Herald-Whig View

Quincy University's Forever Forward Campaign a success on many levels

Posted: Feb. 28, 2019 9:50 am

QUINCY University's aptly named Forever Forward campaign was celebrated last week as a $25.5 million success.

On the contrary, the campaign's success went far beyond the monetary donations. It also will enrich the university -- and the community -- educationally, culturally, spiritually and recreationally for decades to come.

Forever Forward was publicly launched in late 2015 after more than $15.25 million had been raised during a silent phase that had started in 2011. When the campaign went public, the university expected it would take until sometime in 2020 to raise the remaining funds to meet a $25 million goal.

Finished a year early and $500,000 beyond its goal, this is a fundraiser the community got behind.

Rich and Connie Niemann were among the first to put their money where their hearts were, donating $1 million for the Connie Niemann Center for Music. QU's Center for Science also benefitted from an anonymous gift of $2 million.
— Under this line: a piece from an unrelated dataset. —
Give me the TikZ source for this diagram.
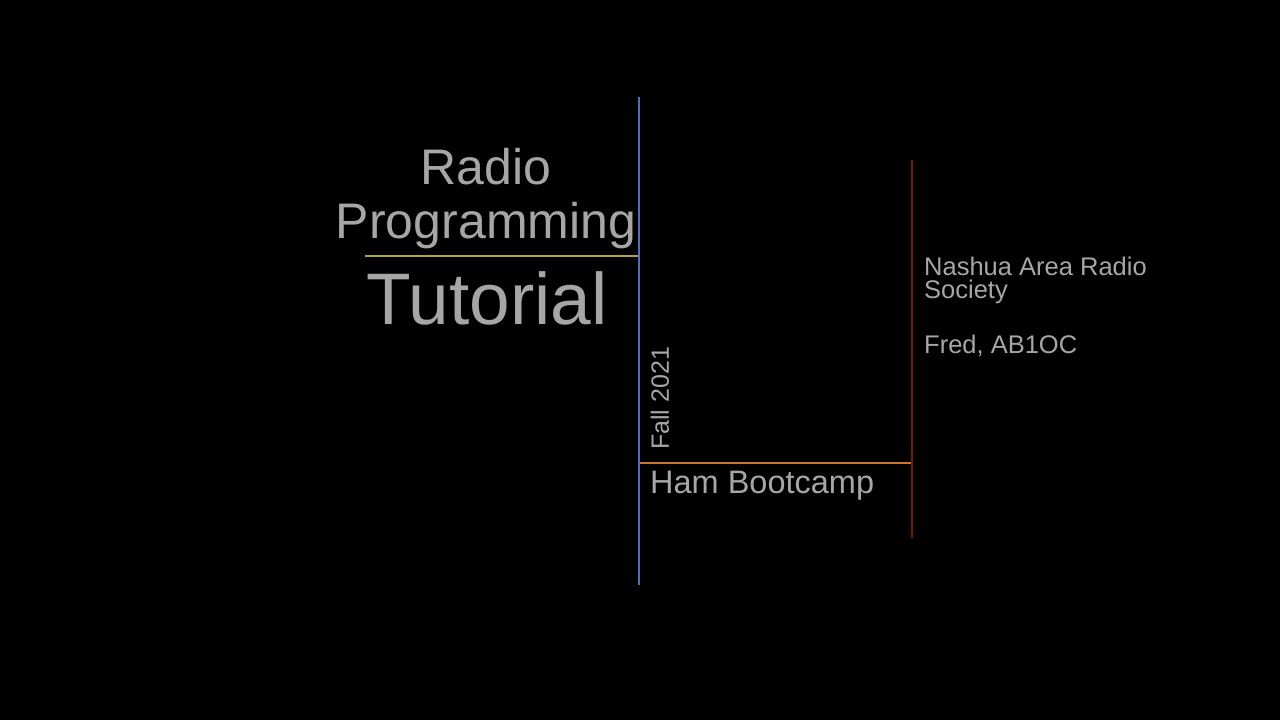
\documentclass[tikz,border=0pt]{standalone}
\usepackage{fontspec}
\setmainfont{Liberation Sans}
\begin{document}
\begin{tikzpicture}[x=1pt,y=-1pt,
  txt/.style={text=black!35!white,inner sep=0pt},
  ln/.style={line width=1.5pt}]
\fill[black] (0,0) rectangle (1280,720);
\useasboundingbox (0,0) rectangle (1280,720);
\coordinate (b1) at (639,97); \coordinate (b2) at (639,585);
\coordinate (y1) at (365,256); \coordinate (y2) at (638,256);
\coordinate (o1) at (640,463); \coordinate (o2) at (912,463);
\coordinate (r1) at (912,160); \coordinate (r2) at (912,538);
\draw[ln,color={rgb,255:red,80;green,110;blue,190}] (b1)--(b2);
\draw[ln,color={rgb,255:red,170;green,170;blue,60}] (y1)--(y2);
\draw[ln,color={rgb,255:red,200;green,120;blue,40}] (o1)--(o2);
\draw[ln,color={rgb,255:red,120;green,20;blue,10}] (r1)--(r2);
\node[txt,font=\fontsize{50}{56}\selectfont] (radio) at (486,167) {Radio};
\node[txt,font=\fontsize{50}{56}\selectfont] (prog) at (486,226) {Programming};
\node[txt,font=\fontsize{73}{80}\selectfont] (tut) at (487,298) {Tutorial};
\node[txt,font=\fontsize{32.5}{36}\selectfont,anchor=west] (ham) at (650,486) {Ham Bootcamp};
\node[txt,font=\fontsize{25}{28}\selectfont,rotate=90,anchor=west] (fall) at (660,450) {Fall 2021};
\node[txt,font=\fontsize{25.5}{27}\selectfont,anchor=west] (nars) at (924,266) {Nashua Area Radio};
\node[txt,font=\fontsize{25.5}{27}\selectfont,anchor=west] (soc) at (924,292) {Society};
\node[txt,font=\fontsize{25.5}{27}\selectfont,anchor=west] (fred) at (924,346) {Fred, AB1OC};
\end{tikzpicture}
\end{document}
Julie Bell, vice president of advancement at QU, told The Herald-Whig that Forever Forward is "the start of a new culture for the university." Bell also made it clear this won't be the last campaign of its type.

"The projects in the campaign have enhanced the experiences of our students, both in and out of the classroom. These improvements, in turn, benefit the university's recruitment and retention efforts, which are critical to our financial sustainability."

The campaign focused on strengthening endowment and modernizing facilities, including the Quincy Media Inc. Television Broadcast Studio, J. Kenneth Nesbit Student Success Center, Legends Stadium, renovations to QU Stadium, and restoration of the historic QU chapel.

Linda Moore and Bill Metzinger were co-chairmen of the campaign.

"With so many needs for scholarships, annual operating expenses and program improvements, it is important to consider long-term capital needs," Metzinger said.

Moore previously said the campaign and the university are focusing on "educating the whole person."

Founded in 1860, QU has an impressive campus that boasts many architecturally significant structures. Those roots matter, but to compete today the school also must meet the needs of today's students. Cutting-edge technology is a necessity to help recruit students.

At the same time the university has to stay affordable to attract new students.

Thanks to generous donors, the school will have funds to help walk that fine line between innovation, affordability and tradition to propel Quincy University forever forward.